Enfin, il convient de s’interroger sur la question de savoir s’il existe une façon populiste de faire de la politique étrangère. La réponse est oui. Donald Trump en est le meilleur exemple, comme l’atteste un certain nombre de décisions qu’il a prises : rejet du traité de libre-échange sur le Transpacifique et de l’accord de Paris sur le climat, retrait de l’UNESCO, reconnaissance de Jérusalem comme capitale de l’Etat d’Israël, gel d’une partie de l’enveloppe attribuée à l’agence des Nations unies en charge des réfugiés palestiniens (Unrwa), pressions multiformes pour changer les règles du jeu de l’OMC…. Tout va dans le sens d’une politique étrangère qui rompt avec le multilatéralisme et qui affiche clairement son unilatéralisme sans tenir compte des conséquences. Le Brexit s’inscrit dans cette logique tout comme l’annexion de la Crimée par Vladimir Poutine. Les populistes au pouvoir revendiquent sans aucune gêne le rapport de force et le rejet des logiques de négociations. Ce n’est incontestablement pas une bonne nouvelle pour la marche du monde.

• 1.Paris, Fayard, 2001.
• 2.Ce point est très bien souligné par Jan-Werner Müller : Qu’est-ce que le populisme ? Définir enfin la menace, Paris, Premier parallèle, 2016.
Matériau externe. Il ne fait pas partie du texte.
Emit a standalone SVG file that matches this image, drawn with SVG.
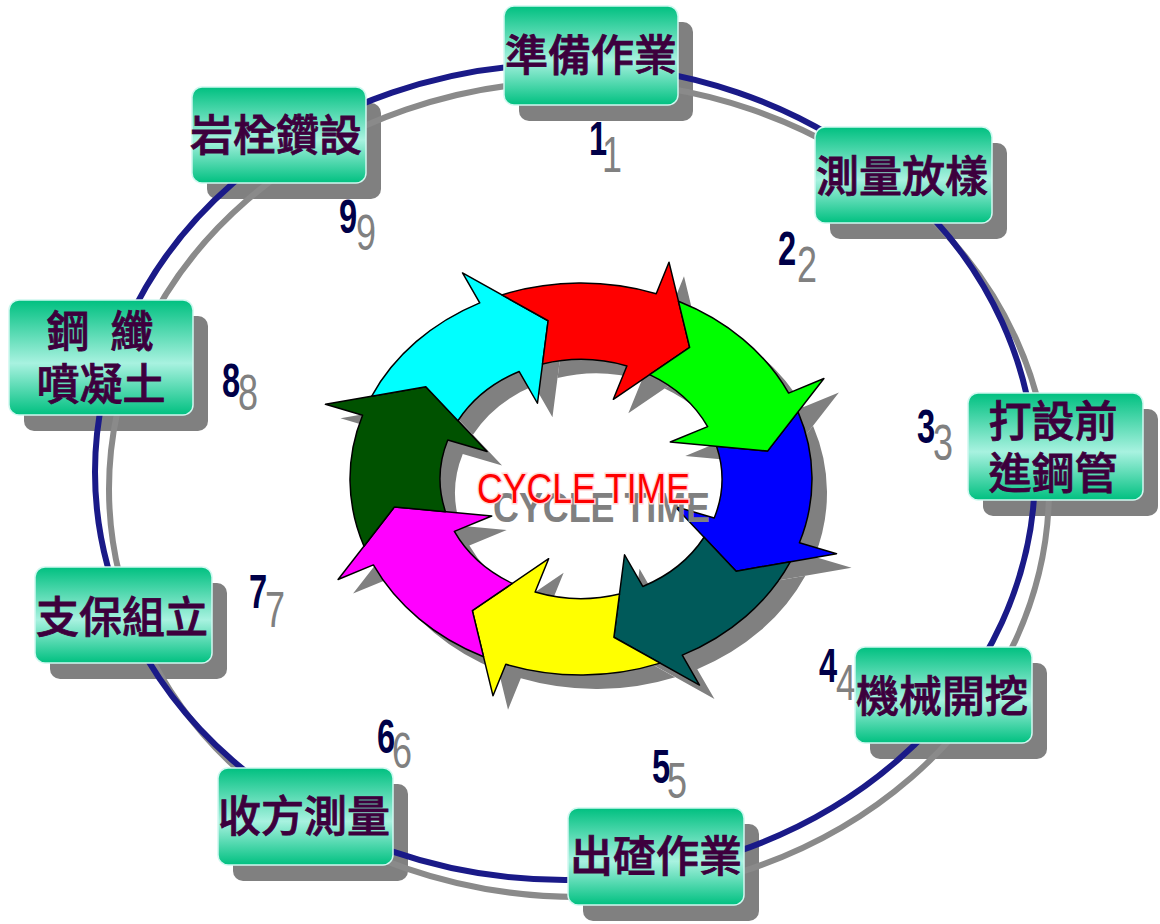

• 3.Istvan Bibo, Misère des petits Etats d’Europe de l’Est, Paris, L’Harmattan, 1986.
• 4.Karoline Postel-Vinay, "La-nouvelle internationale planétaire des-nationalistes", The Conversation, 1er mars 2017.
• 5.Carl Schmitt, La notion de politique. Théorie du partisan, Paris, Calmann-Lévy, 1989. Rappelons que ce juriste allemand a donné une légitimité juridique au nazisme.